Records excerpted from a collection
▼

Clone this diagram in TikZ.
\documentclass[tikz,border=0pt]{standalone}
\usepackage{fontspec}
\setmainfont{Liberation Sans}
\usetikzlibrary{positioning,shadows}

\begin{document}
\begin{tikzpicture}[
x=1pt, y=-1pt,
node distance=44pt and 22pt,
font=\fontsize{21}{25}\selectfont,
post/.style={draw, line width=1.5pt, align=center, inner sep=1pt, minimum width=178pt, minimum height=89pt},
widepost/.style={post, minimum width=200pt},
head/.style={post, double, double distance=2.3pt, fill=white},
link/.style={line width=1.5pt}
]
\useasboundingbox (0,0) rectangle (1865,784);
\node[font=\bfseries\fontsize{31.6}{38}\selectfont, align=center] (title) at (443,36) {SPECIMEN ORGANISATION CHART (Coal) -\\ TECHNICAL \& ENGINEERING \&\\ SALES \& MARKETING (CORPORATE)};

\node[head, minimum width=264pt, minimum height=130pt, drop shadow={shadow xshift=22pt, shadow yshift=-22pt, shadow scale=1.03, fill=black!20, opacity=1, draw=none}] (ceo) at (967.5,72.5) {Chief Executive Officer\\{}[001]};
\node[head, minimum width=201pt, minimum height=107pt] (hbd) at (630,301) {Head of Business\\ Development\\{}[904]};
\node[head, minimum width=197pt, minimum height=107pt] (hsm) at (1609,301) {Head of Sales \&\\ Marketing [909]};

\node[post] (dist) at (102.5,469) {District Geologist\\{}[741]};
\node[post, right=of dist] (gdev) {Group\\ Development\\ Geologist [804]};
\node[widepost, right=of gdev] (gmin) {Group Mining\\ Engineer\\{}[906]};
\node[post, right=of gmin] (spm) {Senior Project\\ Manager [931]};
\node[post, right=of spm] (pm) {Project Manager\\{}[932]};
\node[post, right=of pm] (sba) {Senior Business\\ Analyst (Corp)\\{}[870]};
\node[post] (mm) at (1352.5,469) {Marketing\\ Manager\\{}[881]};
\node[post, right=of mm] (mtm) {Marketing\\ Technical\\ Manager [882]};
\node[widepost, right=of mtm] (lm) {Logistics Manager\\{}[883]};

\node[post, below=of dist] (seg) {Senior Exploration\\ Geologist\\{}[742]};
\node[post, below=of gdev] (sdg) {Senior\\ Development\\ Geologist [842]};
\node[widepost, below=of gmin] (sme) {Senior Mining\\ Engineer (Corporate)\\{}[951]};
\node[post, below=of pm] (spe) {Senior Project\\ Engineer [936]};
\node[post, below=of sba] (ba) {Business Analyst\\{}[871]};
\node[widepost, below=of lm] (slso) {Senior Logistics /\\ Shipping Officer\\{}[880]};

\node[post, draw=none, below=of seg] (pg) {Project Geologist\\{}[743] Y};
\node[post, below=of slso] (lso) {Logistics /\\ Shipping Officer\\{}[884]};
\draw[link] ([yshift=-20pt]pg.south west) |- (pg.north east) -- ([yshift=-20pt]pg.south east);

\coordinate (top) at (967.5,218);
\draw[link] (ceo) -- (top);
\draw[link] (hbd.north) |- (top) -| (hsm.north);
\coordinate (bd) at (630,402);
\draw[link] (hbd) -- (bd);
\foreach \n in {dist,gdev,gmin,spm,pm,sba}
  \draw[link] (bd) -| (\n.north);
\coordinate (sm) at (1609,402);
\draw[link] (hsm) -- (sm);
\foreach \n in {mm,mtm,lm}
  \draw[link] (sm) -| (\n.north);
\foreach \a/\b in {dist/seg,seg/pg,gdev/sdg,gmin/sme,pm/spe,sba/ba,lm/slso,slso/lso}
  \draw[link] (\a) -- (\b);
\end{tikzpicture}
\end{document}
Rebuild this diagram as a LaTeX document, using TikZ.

▲

What you have to do: Print the records above in full, exactly.

Exercise response:
Clone this diagram in TikZ.
\documentclass[tikz,border=0pt]{standalone}
\usepackage{fontspec}
\setmainfont{Liberation Sans}
\usetikzlibrary{positioning,shadows}

\begin{document}
\begin{tikzpicture}[
x=1pt, y=-1pt,
node distance=44pt and 22pt,
font=\fontsize{21}{25}\selectfont,
post/.style={draw, line width=1.5pt, align=center, inner sep=1pt, minimum width=178pt, minimum height=89pt},
widepost/.style={post, minimum width=200pt},
head/.style={post, double, double distance=2.3pt, fill=white},
link/.style={line width=1.5pt}
]
\useasboundingbox (0,0) rectangle (1865,784);
\node[font=\bfseries\fontsize{31.6}{38}\selectfont, align=center] (title) at (443,36) {SPECIMEN ORGANISATION CHART (Coal) -\\ TECHNICAL \& ENGINEERING \&\\ SALES \& MARKETING (CORPORATE)};

\node[head, minimum width=264pt, minimum height=130pt, drop shadow={shadow xshift=22pt, shadow yshift=-22pt, shadow scale=1.03, fill=black!20, opacity=1, draw=none}] (ceo) at (967.5,72.5) {Chief Executive Officer\\{}[001]};
\node[head, minimum width=201pt, minimum height=107pt] (hbd) at (630,301) {Head of Business\\ Development\\{}[904]};
\node[head, minimum width=197pt, minimum height=107pt] (hsm) at (1609,301) {Head of Sales \&\\ Marketing [909]};

\node[post] (dist) at (102.5,469) {District Geologist\\{}[741]};
\node[post, right=of dist] (gdev) {Group\\ Development\\ Geologist [804]};
\node[widepost, right=of gdev] (gmin) {Group Mining\\ Engineer\\{}[906]};
\node[post, right=of gmin] (spm) {Senior Project\\ Manager [931]};
\node[post, right=of spm] (pm) {Project Manager\\{}[932]};
\node[post, right=of pm] (sba) {Senior Business\\ Analyst (Corp)\\{}[870]};
\node[post] (mm) at (1352.5,469) {Marketing\\ Manager\\{}[881]};
\node[post, right=of mm] (mtm) {Marketing\\ Technical\\ Manager [882]};
\node[widepost, right=of mtm] (lm) {Logistics Manager\\{}[883]};

\node[post, below=of dist] (seg) {Senior Exploration\\ Geologist\\{}[742]};
\node[post, below=of gdev] (sdg) {Senior\\ Development\\ Geologist [842]};
\node[widepost, below=of gmin] (sme) {Senior Mining\\ Engineer (Corporate)\\{}[951]};
\node[post, below=of pm] (spe) {Senior Project\\ Engineer [936]};
\node[post, below=of sba] (ba) {Business Analyst\\{}[871]};
\node[widepost, below=of lm] (slso) {Senior Logistics /\\ Shipping Officer\\{}[880]};

\node[post, draw=none, below=of seg] (pg) {Project Geologist\\{}[743] Y};
\node[post, below=of slso] (lso) {Logistics /\\ Shipping Officer\\{}[884]};
\draw[link] ([yshift=-20pt]pg.south west) |- (pg.north east) -- ([yshift=-20pt]pg.south east);

\coordinate (top) at (967.5,218);
\draw[link] (ceo) -- (top);
\draw[link] (hbd.north) |- (top) -| (hsm.north);
\coordinate (bd) at (630,402);
\draw[link] (hbd) -- (bd);
\foreach \n in {dist,gdev,gmin,spm,pm,sba}
  \draw[link] (bd) -| (\n.north);
\coordinate (sm) at (1609,402);
\draw[link] (hsm) -- (sm);
\foreach \n in {mm,mtm,lm}
  \draw[link] (sm) -| (\n.north);
\foreach \a/\b in {dist/seg,seg/pg,gdev/sdg,gmin/sme,pm/spe,sba/ba,lm/slso,slso/lso}
  \draw[link] (\a) -- (\b);
\end{tikzpicture}
\end{document}
Rebuild this diagram as a LaTeX document, using TikZ.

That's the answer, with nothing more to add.